Date: Wed, 27 Feb 2008 01:32:41 -0500
Reply-To: Dave Birch <davebirch@LYCOS.COM>
Sender: "SAS(r) Discussion" <SAS-L@LISTSERV.UGA.EDU>
From: Dave Birch <davebirch@LYCOS.COM>
Subject: Re: Missing data that means something
Adding to Gerhard's and Mary's sage advice, I'd investigate using the
special missing values which can represent different categories of missing
data - e.g.:
.a for "Not Applicable"
.i for "Invalid Response"
.u for "Unknown"
Many SAS Procs allow you to choose whether missing values are included in
calculations or not. This often makes a significant difference to
Affinity analysis etc.
On Tue, 26 Feb 2008 10:48:36 -0600, Mary <mlhoward@AVALON.NET> wrote:
>I'd encourage adding more variables to make it more clear- certainly a
variable for whether the person has children or not; as you might know
that the person has children, but just not have actual ages for all
>Also watch out for the age of 0 of a child- I sometimes see in data that
people don't know what to do with a child who is literally 0 days old
(just born), or is not born yet (mother is pregnant, so how old is the
baby- negative days old?).
>It would seem like in purchasing that this would be important- expecting
mothers buy TONS of stuff, as do fathers who run out on the day the baby
is born to get things that are suddenly needed. An expecting mother with
no current children would indeed have a different buying pattern than
someone with no children who isn't expecting, either.

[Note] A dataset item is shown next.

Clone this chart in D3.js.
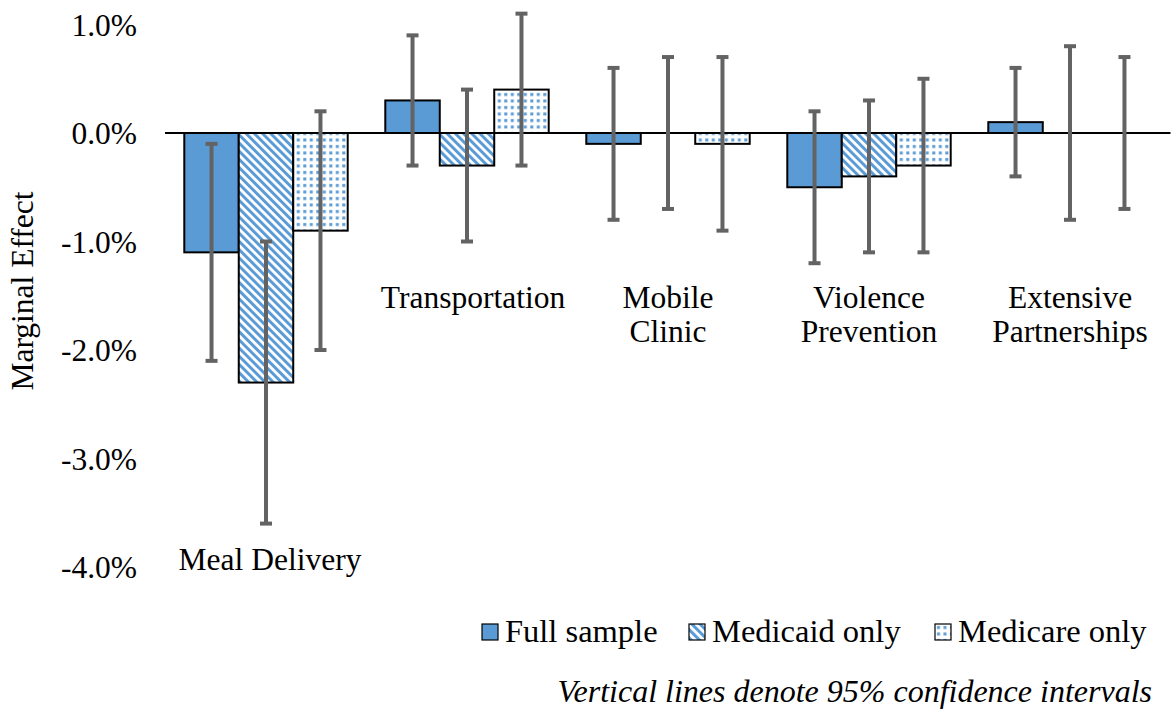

>Perhaps you could have a particular null value for "never purchased",
such as a date last purchased could have a null date of 01/01/9999; but
then you'd have to make sure to check for that in your code before doing
anything with the dates.
> ----- Original Message -----
> From: amw5gster@GMAIL.COM
> To: SAS-L@LISTSERV.UGA.EDU
> Sent: Tuesday, February 26, 2008 6:54 AM
> Subject: Missing data that means something
> I'm performing a cluster analysis on a sample of customers, trying
> to determine different natural levels of affinity across products. I
> believe that the life-stage of the customer (combined function of
> marital status, age, age of children) is an important influence on the
> clusters, so I'm including those variables as well.
> The problem I'm having is that many of my variables have missing
> values- not because I don't know the values, but because missing
> indicates a real value. E.g., time since last purchase of a
> particualr product line. Well, if the customer never purchased that
> product, the value is missing. Age of childern would be another
> example, field, and would be missing is the customer has no children.
> Is there a common way to account/recode for these types of variables?
> The only documentation I can find talks about missing as an indicator
> of "don't know", as opposed to null or n/a.
> Much obliged for your consideration